The incident was first brought to light by Bob Woodward and Carl Bernstein in their celebrated work, The Final Days. Malek, who Noah has dubbed "Nixon's Jew counter," has attempted to minimize his role in the affair. But as Noah points out, recently released documents reveal that Malek played a central role in getting those who were suspected of being Jewish (Malek based his assessment on surnames) removed from their posts in the BLS. "These moves [removing Jews from the bureau] do not go as far as I would have preferred," Malek wrote in a secret memo to Haldeman, "but represent a reasonable compromise that I feel will make the BLS a more responsive and effective unit."

Following the Watergate revelations and Nixon's shameful departure from office, Malek left government and headed into the private sector, where his behind-the-scenes activities in hotel management, airline ownership and investment packaging were far less scrutinized.

A decade later, Malek resurfaced in Republican circles, when he was temporarily placed in charge of the 1988 Republican National Convention, only to be forced to resign because of the Nixon controversy.
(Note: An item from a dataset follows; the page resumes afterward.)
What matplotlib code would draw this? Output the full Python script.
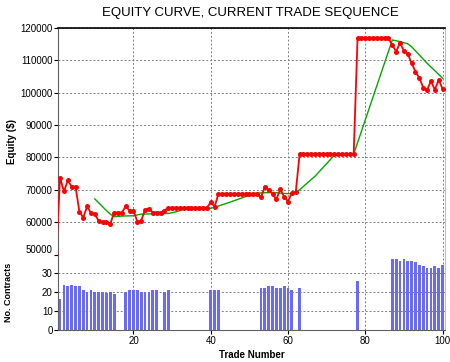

Four years later he served as campaign manager for George H. W. Bush's unsuccessful re-election bid against Bill Clinton. The Republicans lost the federal government, but Malek had been politically rehabilitated.

In the private sector, while Malek built up a massive investment portfolio and founded Thayer Capital Partners, he ran afoul of the SEC. It was a sleazy affair--involving undeclared political payola-- that has been fully recorded elsewhere. Suffice it to say that Thayer Capital paid a civil penalty of $150,000, and Malek personally paid a fine of $100,000. Then McCain named him as national finance co-chairman of his campaign.

Malek would feel right at home in Alaskan politics. But there's one sordid tale in Malek's background that might give Palin the pit bull some pause. As Washington Post columnist Colbert King reported a few years ago, Malek was involved in a gruesome incident in his home state of Illinois, shortly after he graduated from West Point.

In the early morning hours of August of 1959, sheriff deputies outside of Peoria discovered a vehicle covered in blood and a group of drunken young men, also covered in blood, nearby. Some were hiding in the bushes. The men told the deputies that they had accidentally hit a dog. Then their story changed. And then it changed again. Finally, one of them confessed. They had captured the dog and had barbecued it in a nearby park. The deputies returned to the scene and found a skinned and gutted canine on a spit in the park. An empty booze bottle was also nearby. Fred Malek was one of the five young men arrested for the crime, though the charges against him were eventually dropped.

Malek's come a long way since that drunken barbecue and canine slaughter. But the Alaska pit bull had better watch her back.